Unlike terrestrial environments, the inhomogeneity distribution of underwater sound speed poses significant challenges for underwater ranging and target localization. In the presence of sound ray bending and sensor node position errors in underwater acoustic sensor networks (UASNs), this paper proposes a joint TOA-AOA deep-sea target localization framework based on sound ray bending correction. From the perspective of information theory and time series analysis, the TOA measurements are time series signals carrying target position information, and the entropy-based analysis quantifies the fundamental limit on localization uncertainty. First, based on the TOA time series measurements and combined with the acoustic propagation characteristics of the deep sea, a sound ray bending correction method is adopted to improve the accuracy of slant range measurement. To enhance target localization accuracy, this paper proposes a two-step WLS closed-form solution based on TOA-AOA. To further reduce localization bias, a maximum likelihood estimation (MLE) method based on the Gauss-Newton is also derived.
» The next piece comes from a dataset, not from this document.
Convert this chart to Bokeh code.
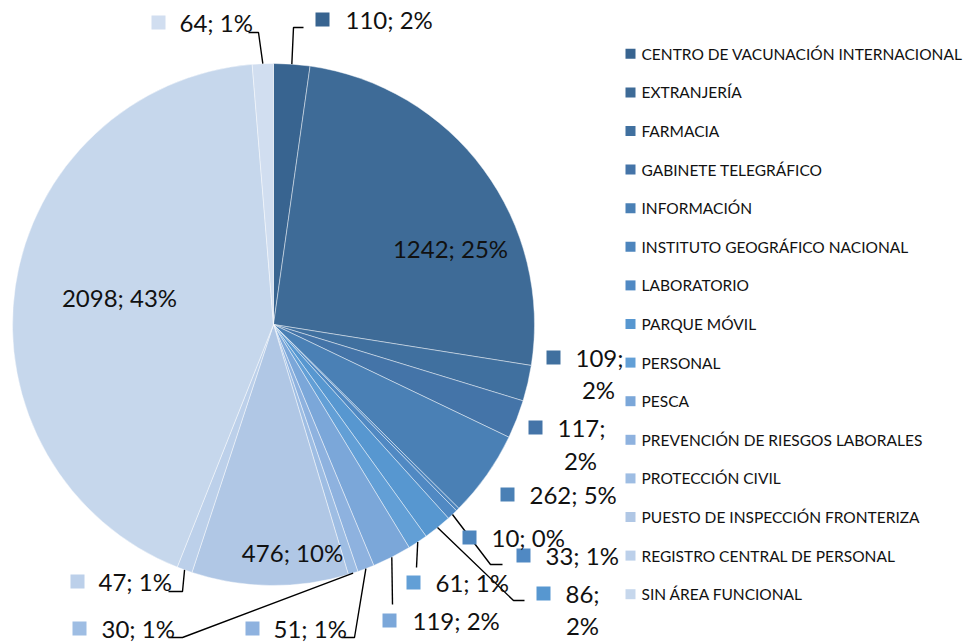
import math
from bokeh.plotting import figure
from bokeh.models import ColumnDataSource, Range1d
from bokeh.core.properties import value
from bokeh.embed import file_html
from bokeh.resources import INLINE

# ---------------- data ----------------
categories = [
    "CENTRO DE VACUNACIÓN INTERNACIONAL",
    "EXTRANJERÍA",
    "FARMACIA",
    "GABINETE TELEGRÁFICO",
    "INFORMACIÓN",
    "INSTITUTO GEOGRÁFICO NACIONAL",
    "LABORATORIO",
    "PARQUE MÓVIL",
    "PERSONAL",
    "PESCA",
    "PREVENCIÓN DE RIESGOS LABORALES",
    "PROTECCIÓN CIVIL",
    "PUESTO DE INSPECCIÓN FRONTERIZA",
    "REGISTRO CENTRAL DE PERSONAL",
    "SIN ÁREA FUNCIONAL",
    "OTROS",
]
values = [110, 1242, 109, 117, 262, 10, 33, 86, 61, 119, 51, 30, 476, 47, 2098, 64]
colors = [
    "#386490", "#3e6b97", "#40709f", "#4474a8", "#4a80b5", "#4d85bd",
    "#5089c3", "#5797d0", "#629fd6", "#7ba7d9", "#8eb2df", "#9ebde3",
    "#b0c7e5", "#bcd0ea", "#c6d7ec", "#d1def0",
]
legend_shown = 15  # the reference legend lists the first 15 categories

# ---------------- layout (reference pixel coordinates) ----------------
W, H = 970, 644
def X(rx):
    return rx
def Y(ry):
    return H - ry

CX, CY, R = 273, 324, 261
LABEL_FONT = "24px"
LEGEND_FONT = "15.5px"
FONT = value("Lato")
TEXT_COLOR = "#111111"

# per-slice label placement
label_layout = [
    dict(kind="out", sq=(322, 19), t=(345, 19), leader=[(293, 27), (303, 27)]),
    dict(kind="in", c=(450, 248)),
    dict(kind="out", sq=(553, 357), t=(575, 357), wrap=(598, 389)),
    dict(kind="out", sq=(535, 427), t=(557, 427), wrap=(580, 460)),
    dict(kind="out", sq=(507, 494), t=(529, 494)),
    dict(kind="out", sq=(469, 537), t=(491, 537)),
    dict(kind="out", sq=(523, 555), t=(545, 555), leader=[(490, 564), (502, 564)]),
    dict(kind="out", sq=(543, 593), t=(565, 593), wrap=(582, 625), leader=[(513, 600), (524, 600)]),
    dict(kind="out", sq=(413, 582), t=(435, 582), leader=[(416, 567)]),
    dict(kind="out", sq=(389, 620), t=(412, 620), leader=[(392, 604)]),
    dict(kind="out", sq=(252, 628), t=(273, 628), leader=[(354, 637), (341, 637)]),
    dict(kind="out", sq=(79, 628), t=(101, 628), leader=[(182, 637), (168, 637)]),
    dict(kind="in", c=(292, 552)),
    dict(kind="out", sq=(77, 581), t=(98, 581), leader=[(182, 591), (168, 591)]),
    dict(kind="in", c=(119, 297)),
    dict(kind="out", sq=(158, 22), t=(179, 22), leader=[(258, 32), (248, 32)]),
]

# ---------------- figure ----------------
p = figure(width=W, height=H, x_range=Range1d(0, W), y_range=Range1d(0, H),
           output_backend="svg", toolbar_location=None, min_border=0)
p.axis.visible = False
p.grid.visible = False
p.outline_line_color = None
p.background_fill_color = "white"
p.border_fill_color = "white"

total = float(sum(values))
starts, ends, mids = [], [], []
c = 0.0
for v in values:
    c0 = c / total
    c += v
    c1 = c / total
    starts.append(math.pi / 2 - 2 * math.pi * c1)
    ends.append(math.pi / 2 - 2 * math.pi * c0)
    mids.append((c0 + c1) / 2)

src = ColumnDataSource(dict(start=starts, end=ends, color=colors))
p.wedge(x=X(CX), y=Y(CY), radius=R, start_angle="start", end_angle="end",
        fill_color="color", line_color="white", line_width=0.8, line_alpha=0.55,
        source=src)

# ---------------- data labels ----------------
sq_x, sq_y, sq_c = [], [], []
t_x, t_y, t_s = [], [], []
w_x, w_y, w_s = [], [], []
i_x, i_y, i_s = [], [], []
lead_xs, lead_ys = [], []

for i, (v, lay) in enumerate(zip(values, label_layout)):
    pct = int(round(v / total * 100))
    if lay["kind"] == "in":
        i_x.append(X(lay["c"][0])); i_y.append(Y(lay["c"][1]))
        i_s.append(f"{v}; {pct}%")
        continue
    sq_x.append(X(lay["sq"][0])); sq_y.append(Y(lay["sq"][1])); sq_c.append(colors[i])
    if "wrap" in lay:
        t_x.append(X(lay["t"][0])); t_y.append(Y(lay["t"][1])); t_s.append(f"{v};")
        w_x.append(X(lay["wrap"][0])); w_y.append(Y(lay["wrap"][1])); w_s.append(f"{pct}%")
    else:
        t_x.append(X(lay["t"][0])); t_y.append(Y(lay["t"][1])); t_s.append(f"{v}; {pct}%")
    if "leader" in lay:
        ang = 2 * math.pi * mids[i]
        ex = CX + R * math.sin(ang)
        ey = CY - R * math.cos(ang)
        pts = [(ex, ey)] + lay["leader"]
        lead_xs.append([X(a) for a, b in pts])
        lead_ys.append([Y(b) for a, b in pts])

p.multi_line(xs=lead_xs, ys=lead_ys, line_color="black", line_width=1.4)
p.rect(x=sq_x, y=sq_y, width=14, height=14, fill_color=sq_c, line_color=None)
p.text(x=t_x, y=t_y, text=t_s, text_font=FONT, text_font_size=LABEL_FONT,
       text_baseline="middle", text_align="left", text_color=TEXT_COLOR)
p.text(x=w_x, y=w_y, text=w_s, text_font=FONT, text_font_size=LABEL_FONT,
       text_baseline="middle", text_align="center", text_color=TEXT_COLOR)
p.text(x=i_x, y=i_y, text=i_s, text_font=FONT, text_font_size=LABEL_FONT,
       text_baseline="middle", text_align="center", text_color=TEXT_COLOR)

# ---------------- legend ----------------
LEG_SQ_X, LEG_TX, LEG_Y0, LEG_STEP = 630, 641, 53.3, 38.6
lg_y = [Y(LEG_Y0 + LEG_STEP * k) for k in range(legend_shown)]
p.rect(x=[X(LEG_SQ_X)] * legend_shown, y=lg_y, width=10, height=10,
       fill_color=colors[:legend_shown], line_color=None)
p.text(x=[X(LEG_TX)] * legend_shown, y=lg_y, text=categories[:legend_shown],
       text_font=FONT, text_font_size=LEGEND_FONT, text_baseline="middle",
       text_align="left", text_color=TEXT_COLOR)

open("out.html", "w").write(file_html(p, INLINE))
Subsequently, the paper derives and analyzes the Cramér-Rao lower bound (CRLB) for target localization, proving theoretically that jointly using TOA-AOA can improve localization accuracy. Simulations verify the performance of the proposed methods. The slant range estimation method based on sound ray bending correction effectively improves range measurement accuracy. The proposed closed-form solution enhances target localization accuracy, achieving the CRLB accuracy. The Gauss-Newton MLE solution can attain the CRLB accuracy under certain localization geometries and further reduces localization bias.